The couple in question are Chris (Vicky Krieps) and Tony (Tim Roth), both writer-directors, though it’s Tony, a Bergman expert who seems to make “elevated” horrors, who is currently enjoying greater success. Refreshingly, this career disparity isn’t played for any sort of dramatic resentment – instead we’re invited inside a very sturdy marriage that has maybe lost some spark, but is still a source of comfort and joy for its inhabitants. Krieps and Roth both put in exceptional, subtle work, and their casual chemistry is a delight –  you never doubt for a second that this is a tried-and-true relationship, testament to both the performances and Hansen-Løve’s insightful, perfectly observed writing.

Chris and Tony are on Bergman’s home island of Faro on a joint writers’ retreat, hoping to finish their scripts whilst gaining an insight into what drove one of the most austere filmmakers of all time. Though it’s Tony who is the star of the show at the start, Hansen-Løve spends more time in Chris’s head, as she strikes up a friendship with a local film student and starts to shape her script into a film that we get to see play out as she thinks it up.

This story, a younger and more passionate (but far less stable) romance, is shown to us as Chris thinks it up, following young American director Amy (Mia Wasikowska) at a destination wedding on Faro, where she runs into her Norwegian old flame Joseph (Anders Danielsen Lie). It’s sexier and more melodramatic than the real-world story, these fiction-in-fiction characters more likely to find joy in ABBA than Bergman, but Hansen-Løve finds clever ways to mingle the two strands, until the gaps between fact and fiction start to blur, and maybe even disappear completely.

As the very open-to-interpretation ending arrives, Bergman Island is too emotionally muted to really hit you with a gut punch, but it’s so smartly constructed that its absence isn’t a huge issue.

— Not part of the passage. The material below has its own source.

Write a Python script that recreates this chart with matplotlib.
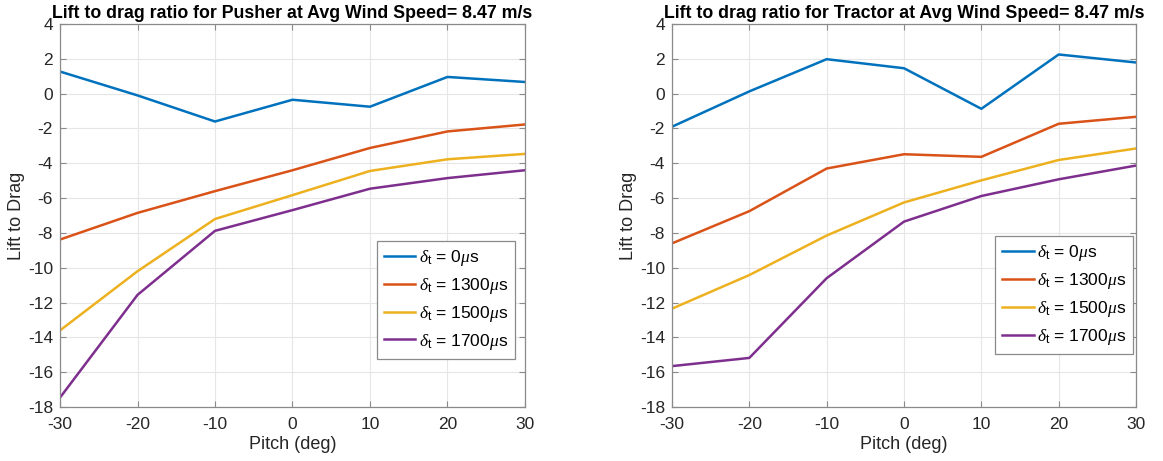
import numpy as np
import matplotlib
matplotlib.use('Agg')
import matplotlib.pyplot as plt

plt.rcParams['font.family'] = ['Liberation Sans', 'DejaVu Sans']
plt.rcParams['mathtext.fontset'] = 'custom'
plt.rcParams['mathtext.rm'] = 'Liberation Sans'
plt.rcParams['mathtext.it'] = 'Liberation Serif:italic'
plt.rcParams['axes.unicode_minus'] = False

# pitch angles (deg)
pitch = [-30, -20, -10, 0, 10, 20, 30]

# throttle settings
throttle = [0, 1300, 1500, 1700]

# lift to drag, pusher
pusher_0 = [1.27, -0.1, -1.6, -0.35, -0.75, 0.96, 0.67]
pusher_1300 = [-8.38, -6.85, -5.6, -4.4, -3.12, -2.17, -1.77]
pusher_1500 = [-13.6, -10.2, -7.2, -5.83, -4.44, -3.77, -3.46]
pusher_1700 = [-17.46, -11.56, -7.88, -6.69, -5.46, -4.85, -4.4]

# lift to drag, tractor
tractor_0 = [-1.9, 0.13, 1.98, 1.46, -0.87, 2.25, 1.79]
tractor_1300 = [-8.6, -6.75, -4.3, -3.48, -3.63, -1.73, -1.33]
tractor_1500 = [-12.35, -10.42, -8.15, -6.25, -4.98, -3.81, -3.15]
tractor_1700 = [-15.65, -15.18, -10.6, -7.35, -5.88, -4.92, -4.13]

colors = ['#0072BD', '#D95319', '#EDB120', '#7E2F8E']

fig = plt.figure(figsize=(11.63, 4.61), dpi=100)
ax1 = fig.add_axes([0.0516, 0.1171, 0.3998, 0.8308])
ax2 = fig.add_axes([0.5778, 0.1171, 0.3990, 0.8308])


def setup(ax, name, series, anchor):
    for i in range(len(series)):
        ax.plot(pitch, series[i], color=colors[i], lw=1.8,
                label=r'$\delta_{\mathrm{t}}$ = %d$\mu$s' % throttle[i])
    ax.set_xlim(-30, 30)
    ax.set_ylim(-18, 4)
    ax.set_xticks(np.arange(-30, 31, 10))
    ax.set_yticks(np.arange(-18, 5, 2))
    ax.grid(True, color='#e6e6e6', lw=0.8)
    ax.set_axisbelow(True)
    for s in ax.spines.values():
        s.set_color('#8a8a8a')
        s.set_linewidth(0.9)
    ax.tick_params(direction='in', length=4, width=0.8, color='#8a8a8a',
                   labelcolor='#262626', labelsize=12.5, top=True, right=True)
    ax.tick_params(axis='x', pad=7)
    ax.tick_params(axis='y', pad=5)
    ax.set_xlabel('Pitch (deg)', fontsize=13, color='#262626', labelpad=3)
    ax.set_ylabel('Lift to Drag', fontsize=13, color='#262626', labelpad=2)
    ax.set_title('Lift to drag ratio for %s at Avg Wind Speed= 8.47 m/s' % name,
                 fontsize=12.8, fontweight='bold', pad=4)
    leg = ax.legend(loc='upper right', bbox_to_anchor=anchor, fontsize=12.5,
                    fancybox=False, framealpha=1, edgecolor='#8a8a8a',
                    handlelength=1.8, handletextpad=0.2, labelspacing=0.45,
                    borderpad=0.4, borderaxespad=0)
    leg.get_frame().set_linewidth(0.9)


setup(ax1, 'Pusher', [pusher_0, pusher_1300, pusher_1500, pusher_1700], (0.978, 0.433))
setup(ax2, 'Tractor', [tractor_0, tractor_1300, tractor_1500, tractor_1700], (0.994, 0.446))

fig.savefig('out.png', dpi=100)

Hansen-Løve puts intelligent and funny dialogue in the hands of expert actors, surrounds them with softly-photographed natural beauty, and sets the whole thing to a wonderful soundtrack that feels as though it’s been plucked from the local environment itself. A meta-on-meta turn towards the end may prove divisive, but surrender to the gentle rhythms on offer here and you will find yourself transported, bearing witness to the creative processes of one of the most believable screen couples in years.

Bergman Island was screened as part of the BFI London Film Festival 2021. It is released in UK cinemas on 3 June.